Independent Russian media outlets such TV Rain and Echo Moskvy have been designated foreign agents. Recently the BBC journalist Andrei Zakharov went on the list. Imagine the pressure on the 144 journalists of the BBC Russian service, many of them working in country, in that environment. Since I first worked in the USSR in 1989, I have known the importance of the Russian service as an independent voice and a projector of British values. At that time, I worked with a journalist from the Russian service who had been allowed to visit the country for the first time in 35 years. Wherever we went, she was greeted as a conquering heroine for keeping the voice of freedom alive through the long years of communism. Since the arrest in January this year of opposition leader Alexei Navalny, repression against independent and opposition voices in Russia has been dramatically ramped up, while this week the head of MI6 warned that Russia poses “an acute threat” to this country.

The BBC Russian service is now more important than at any time since the fall of the Soviet Union, reaching 5 million Russian users weekly and seeing a huge rise in young people engaging via social media. In a country where any criticism of the regime or support for the opposition is repressed and rarely heard in the mainstream media, this service has run brave stories. It published an important investigation into Russian mercenaries suspected of war crimes while being paid to fight in Libya, and connected them back to Yevgeny Prigozhin, the man they call “Putin’s chef” because of his ability to cook up murky deals for the regime.

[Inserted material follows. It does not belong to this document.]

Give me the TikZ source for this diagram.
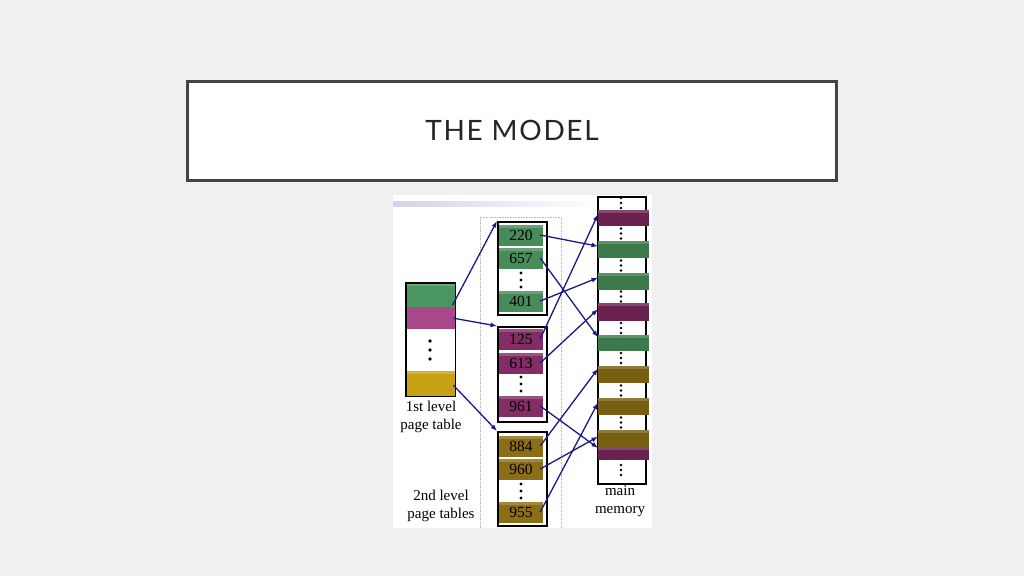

Unlike many other outlets, the BBC Russian service has a network of journalists across the country whose reports take the real temperature of what is happening in the country. In the Russian Far East, they covered the firing of a mayor because he dared to be independent from the regime and allowed the voices of his supporters to be heard. In the small town of Dimitrovgrad, the BBC Russian service one was one of the few that reported on an Orthodox priest who was fired and then vilified for saying of the opposition leader Navalny, “I used to criticise him, but now I want to shake his hand”. Last week, when 52 miners were killed in a mining explosion in Siberia, the BBC was one of the few media outlets which carried the voices of the desperate, bereaved families. They said the miners knew the management was ignoring safety protocols and deactivating the methane gas monitors, but poverty and lack of opportunity forced them to continue working in the mine.

The BBC Russian service costs £5.9 million a year, 75% of which is paid from the licence fee. I hope that the Government decide on an inflation-linked settlement. I have no doubt that failure to do so will adversely affect the BBC World Service and its language services. I also hope that the FCDO will very soon confirm its continuing commitment to the additional funding of these services, as laid out in the October spending review but as yet not confirmed beyond March 2022.

I urge the Minister to protect the BBC and ensure that it flourishes. Domestically it is important as a trusted source of news, and internationally, especially in repressive regimes such as Russia’s, it is a lifeline for independent thought and the projection of British values. A strong BBC will maintain our standing in the world, which the Prime Minister says is a central part of this Government’s global Britain policy.